As younger investors are entering the market, they want their investments to reflect their values. These investors are attempting to use ESG criteria to inform their investment strategy. It is a noble ambition, but one that is not as easy as it should be. As we heard from protestors and others during the recent COP26 climate conference in Glasgow, greenwashing is rampant with companies and governments.

What are ESG and Greenwashing?

ESG, or Environmental, Social, and Governance criteria are a set of standards for a company’s operations that socially conscious investors use to screen potential investments. Environmental criteria consider nature, resource use, and pollution. Social criteria consider relationships with employees, suppliers, customers, and the community. Governance deals with leadership, executive pay, audits, and shareholder rights.

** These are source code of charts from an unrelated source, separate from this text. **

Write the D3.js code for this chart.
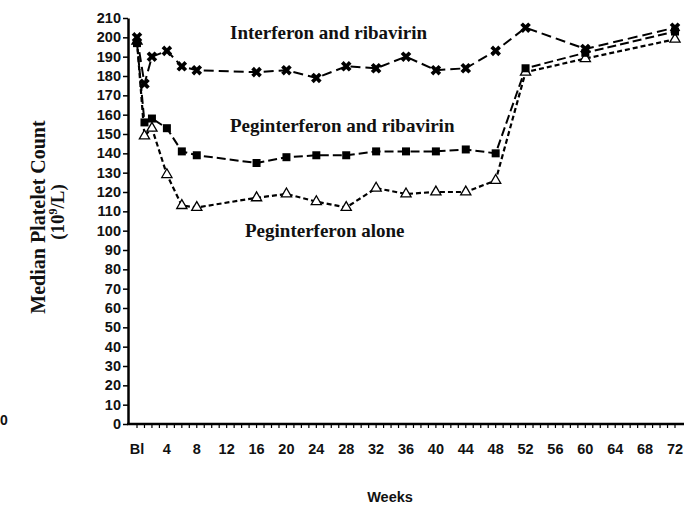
<!doctype html>
<meta charset="utf-8">
<body style="margin:0;background:#fff">

<div id="chart"></div>

<script src="https://d3js.org/d3.v7.min.js"></script>
<script>

const weeks = [0, 1, 2, 4, 6, 8, 16, 20, 24, 28, 32, 36, 40, 44, 48, 52, 60, 72]
const interferonRiba = [200, 176, 190, 193, 185, 183, 182, 183, 179, 185, 184, 190, 183, 184, 193, 205, 194, 205]
const pegRiba = [197, 156, 158, 153, 141, 139, 135, 138, 139, 139, 141, 141, 141, 142, 140, 184, 192, 203]
const pegAlone = [198, 149, 153, 129, 113, 112, 117, 119, 115, 112, 122, 119, 120, 120, 126, 182, 189, 199]
const xTicks = [0, 4, 8, 12, 16, 20, 24, 28, 32, 36, 40, 44, 48, 52, 56, 60, 64, 68, 72]
const yTicks = d3.range(0, 211, 10)

function main () {
  const width = 684
  const height = 507

  const svg = d3.select("#chart").append("svg")
    .attr("width", width)
    .attr("height", height)

  const x = d3.scaleLinear()
    .domain([0, 72])
    .range([137, 675])

  const y = d3.scaleLinear()
    .domain([0, 210])
    .range([424, 18])

  // y axis
  const yAxis = svg.append("g")
    .attr("transform", "translate(128,0)")
    .call(d3.axisLeft(y).tickValues(yTicks).tickSize(5).tickPadding(2).tickSizeOuter(0))
  yAxis.select(".domain").attr("stroke-width", 2.5)
  yAxis.selectAll(".tick line").attr("stroke-width", 1.5)
  yAxis.selectAll("text")
    .attr("font-family", "Liberation Sans, Arial, sans-serif")
    .attr("font-size", 14.5)
    .attr("font-weight", "bold")
    .attr("fill", "#111")

  // x axis: minor ticks every week
  svg.append("line")
    .attr("x1", 127).attr("x2", 684)
    .attr("y1", y(0)).attr("y2", y(0))
    .attr("stroke", "#000").attr("stroke-width", 2.5)

  svg.append("g").selectAll("line")
    .data(d3.range(0, 73))
    .enter().append("line")
    .attr("x1", d => x(d)).attr("x2", d => x(d))
    .attr("y1", y(0)).attr("y2", y(0) + 4)
    .attr("stroke", "#000").attr("stroke-width", 1.2)

  svg.append("g").selectAll("text")
    .data(xTicks)
    .enter().append("text")
    .attr("x", d => x(d))
    .attr("y", 454)
    .attr("text-anchor", "middle")
    .attr("font-family", "Liberation Sans, Arial, sans-serif")
    .attr("font-size", 14.5)
    .attr("font-weight", "bold")
    .attr("fill", "#111")
    .text(d => d === 0 ? "Bl" : d)

  const line = d3.line()
    .x((d, i) => x(weeks[i]))
    .y(d => y(d))

  svg.append("path").datum(pegAlone)
    .attr("d", line).attr("fill", "none")
    .attr("stroke", "#000").attr("stroke-width", 2.2)
    .attr("stroke-dasharray", "5,3")

  svg.append("path").datum(pegRiba)
    .attr("d", line).attr("fill", "none")
    .attr("stroke", "#000").attr("stroke-width", 2)
    .attr("stroke-dasharray", "9,4")

  svg.append("path").datum(interferonRiba)
    .attr("d", line).attr("fill", "none")
    .attr("stroke", "#000").attr("stroke-width", 2)
    .attr("stroke-dasharray", "10,5")

  // triangles
  svg.append("g").selectAll("path")
    .data(pegAlone)
    .enter().append("path")
    .attr("transform", (d, i) => "translate(" + x(weeks[i]) + "," + y(d) + ")")
    .attr("d", d3.symbol().type(d3.symbolTriangle).size(45))
    .attr("fill", "#fff").attr("stroke", "#000").attr("stroke-width", 1.3)

  // squares
  svg.append("g").selectAll("rect")
    .data(pegRiba)
    .enter().append("rect")
    .attr("x", (d, i) => x(weeks[i]) - 4)
    .attr("y", d => y(d) - 4)
    .attr("width", 8).attr("height", 8)
    .attr("fill", "#000")

  // crosses
  svg.append("g").selectAll("path")
    .data(interferonRiba)
    .enter().append("path")
    .attr("transform", (d, i) => "translate(" + x(weeks[i]) + "," + y(d) + ") rotate(45)")
    .attr("d", d3.symbol().type(d3.symbolCross).size(70))
    .attr("fill", "#000")

  // series labels
  const labels = [
    { text: "Interferon and ribavirin", x: 230, y: 39 },
    { text: "Peginterferon and ribavirin", x: 230, y: 132 },
    { text: "Peginterferon alone", x: 245, y: 237 }
  ]
  svg.append("g").selectAll("text")
    .data(labels)
    .enter().append("text")
    .attr("x", d => d.x)
    .attr("y", d => d.y)
    .attr("font-family", "Liberation Serif, Times New Roman, serif")
    .attr("font-size", 19)
    .attr("font-weight", "bold")
    .attr("fill", "#111")
    .text(d => d.text)

  // y label
  svg.append("text")
    .attr("transform", "translate(45,217) rotate(-90)")
    .attr("text-anchor", "middle")
    .attr("font-family", "Liberation Serif, Times New Roman, serif")
    .attr("font-size", 20)
    .attr("font-weight", "bold")
    .attr("fill", "#111")
    .text("Median Platelet Count")

  const yl2 = svg.append("text")
    .attr("transform", "translate(64,212) rotate(-90)")
    .attr("text-anchor", "middle")
    .attr("font-family", "Liberation Serif, Times New Roman, serif")
    .attr("font-size", 19)
    .attr("font-weight", "bold")
    .attr("fill", "#111")
  yl2.append("tspan").text("(10")
  yl2.append("tspan").attr("dy", -7).attr("font-size", 12).text("9")
  yl2.append("tspan").attr("dy", 7).text("/L)")

  svg.append("text")
    .attr("x", 390)
    .attr("y", 502)
    .attr("text-anchor", "middle")
    .attr("font-family", "Liberation Sans, Arial, sans-serif")
    .attr("font-size", 14.5)
    .attr("font-weight", "bold")
    .attr("fill", "#111")
    .text("Weeks")

  // scan remnant at the left edge
  svg.append("text")
    .attr("x", 0).attr("y", 425)
    .attr("font-family", "Liberation Sans, Arial, sans-serif")
    .attr("font-size", 14).attr("font-weight", "bold")
    .attr("fill", "#111")
    .text("0")
}

main()

</script>
</body>
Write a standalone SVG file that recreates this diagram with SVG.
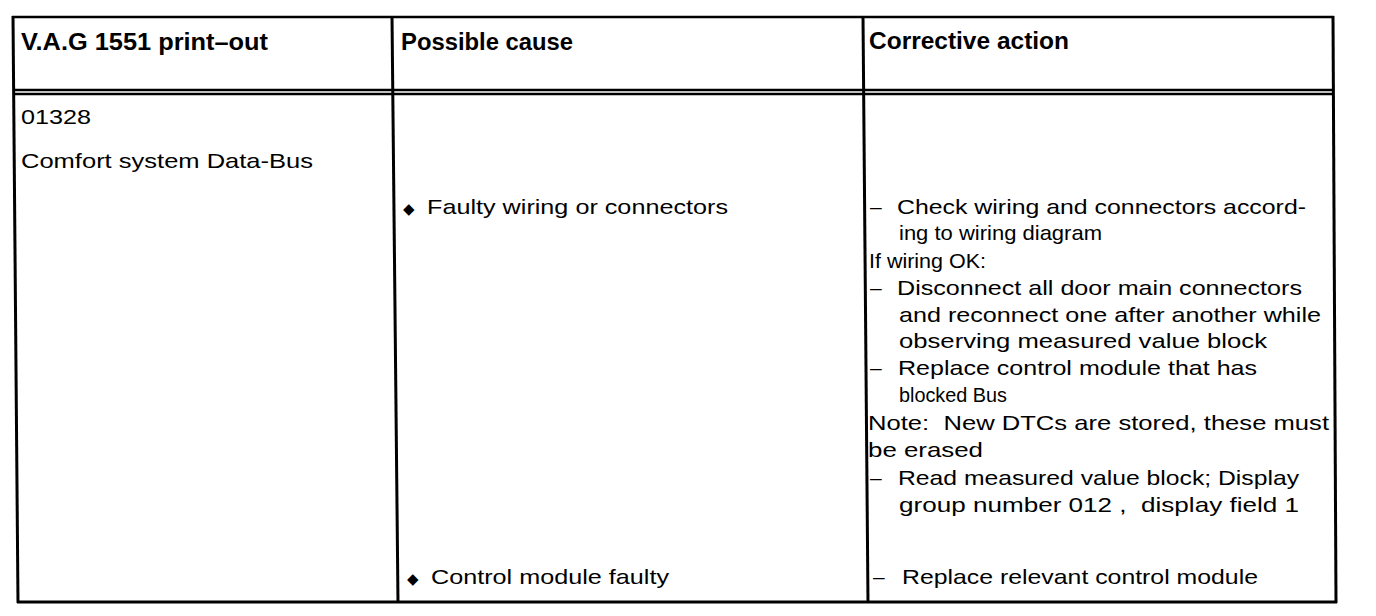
<svg xmlns="http://www.w3.org/2000/svg" width="1376" height="616" viewBox="0 0 1376 616">
<style>
.t{font-family:"Liberation Sans",Arial,sans-serif;font-size:21px;fill:#000}
.h{font-family:"Liberation Sans",Arial,sans-serif;font-size:23px;font-weight:bold;fill:#000}
.b{font-family:"DejaVu Sans",sans-serif;font-size:15px;fill:#000}
.ln{stroke:#000;stroke-width:3;fill:none}
.ld{stroke:#000;stroke-width:2.4;fill:none}
</style>
<rect width="1376" height="616" fill="#fff"/>
<g id="grid">
<line class="ld" x1="12" y1="17" x2="1334" y2="17"/>
<line class="ln" x1="13" y1="16" x2="18" y2="603"/>
<line class="ln" x1="392" y1="16" x2="398" y2="603"/>
<line class="ln" x1="863" y1="16" x2="868" y2="603"/>
<line class="ln" x1="1333" y1="16" x2="1336" y2="603"/>
<line class="ld" x1="13" y1="90" x2="1334" y2="90"/>
<line class="ld" x1="13" y1="94" x2="1334" y2="94"/>
<line class="ln" x1="17" y1="602" x2="1337" y2="602"/>
</g>
<g id="header-printout"><text class="h" x="21" y="50" textLength="247" lengthAdjust="spacingAndGlyphs">V.A.G 1551 print–out</text></g>
<g id="header-cause"><text class="h" x="401" y="50" textLength="172" lengthAdjust="spacingAndGlyphs">Possible cause</text></g>
<g id="header-action"><text class="h" x="869" y="49" textLength="200" lengthAdjust="spacingAndGlyphs">Corrective action</text></g>
<g id="cell-printout">
<text class="t" x="21" y="124" textLength="70" lengthAdjust="spacingAndGlyphs">01328</text>
<text class="t" x="21" y="168" textLength="292" lengthAdjust="spacingAndGlyphs">Comfort system Data-Bus</text>
</g>
<g id="cell-cause">
<text class="b" x="403" y="214">◆</text>
<text class="t" x="427" y="214" textLength="301" lengthAdjust="spacingAndGlyphs">Faulty wiring or connectors</text>
<text class="b" x="407" y="584">◆</text>
<text class="t" x="431" y="584" textLength="238" lengthAdjust="spacingAndGlyphs">Control module faulty</text>
</g>
<g id="cell-action">
<text class="t" x="870" y="214">–</text>
<text class="t" x="897" y="214" textLength="409" lengthAdjust="spacingAndGlyphs">Check wiring and connectors accord-</text>
<text class="t" x="899" y="240" textLength="203" lengthAdjust="spacingAndGlyphs">ing to wiring diagram</text>
<text class="t" x="869" y="268" textLength="117" lengthAdjust="spacingAndGlyphs">If wiring OK:</text>
<text class="t" x="870" y="295">–</text>
<text class="t" x="897" y="295" textLength="405" lengthAdjust="spacingAndGlyphs">Disconnect all door main connectors</text>
<text class="t" x="899" y="322" textLength="422" lengthAdjust="spacingAndGlyphs">and reconnect one after another while</text>
<text class="t" x="899" y="348" textLength="368" lengthAdjust="spacingAndGlyphs">observing measured value block</text>
<text class="t" x="870" y="375">–</text>
<text class="t" x="898" y="375" textLength="359" lengthAdjust="spacingAndGlyphs">Replace control module that has</text>
<text class="t" x="899" y="402" textLength="108" lengthAdjust="spacingAndGlyphs">blocked Bus</text>
<text class="t" x="868" y="430" textLength="461" lengthAdjust="spacingAndGlyphs" xml:space="preserve">Note:  New DTCs are stored, these must</text>
<text class="t" x="868" y="457" textLength="115" lengthAdjust="spacingAndGlyphs">be erased</text>
<text class="t" x="870" y="485">–</text>
<text class="t" x="898" y="485" textLength="401" lengthAdjust="spacingAndGlyphs">Read measured value block; Display</text>
<text class="t" x="899" y="512" textLength="400" lengthAdjust="spacingAndGlyphs" xml:space="preserve">group number 012 ,  display field 1</text>
<text class="t" x="873" y="584">–</text>
<text class="t" x="902" y="584" textLength="356" lengthAdjust="spacingAndGlyphs">Replace relevant control module</text>
</g>
</svg>
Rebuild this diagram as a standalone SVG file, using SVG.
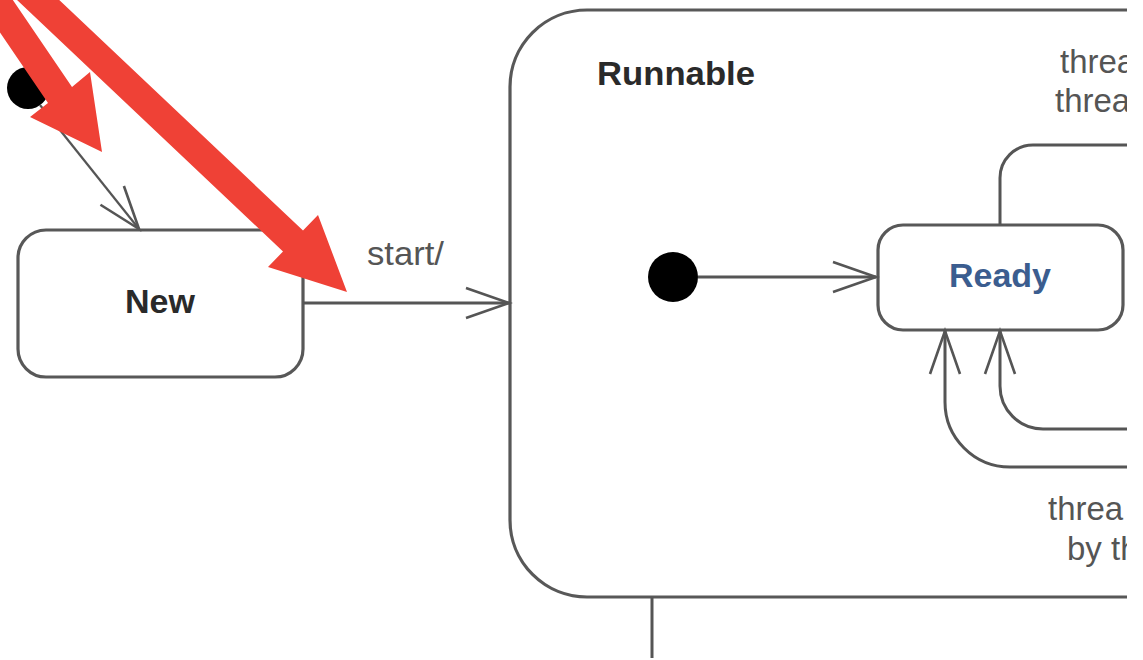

Greenwashing, as defined in Investopedia, is the process of conveying a false impression or providing misleading information about how a company’s products are more environmentally sound. It is considered an unsubstantiated claim to deceive consumers into believing that a company’s products are environmentally friendly.

What is the problem?

One challenge for investors is that there are no standards for disclosing ESG data and no standards for terminology that may be used by companies or governments when discussing their ESG data. Companies can choose the data that they disclose, cherry-picking the data that shows them in the best light while ignoring actual climate or social impact.

A recent research project by CIMR (Center for Innovation Management Research) in London found that companies that want to portray themselves as positive ESG models will often disclose large quantities of ESG data in a bid to confuse investors. Although they may be poor ESG performers, the sheer amount of data disclosed can make them appear greener or more socially responsible.

Is there a solution?

A direct result of COP26 is the formation of the International Sustainability Standards Board with offices in Montreal and Frankfort, Germany, to develop transparent and globally consistent sustainability disclosure standards.

The United States Securities and Exchange Commission created the Climate and ESG Task Force to focus on false or misleading disclosures based on the rules in place today. It will work with other agencies to begin policing what companies share with potential investors.

Investors still need to do their own homework to be sure their investments reflect their values. There is no substitute for reviewing a prospectus, not just the marketing material that is provided. Make sure investments exclude the industries that you don’t want to support.

ESG investing isn’t going to save the planet or right any social wrongs in the short term. But sending a message to Wall Street by carefully choosing where money is invested can begin the process of accountability and transparency that is currently lacking.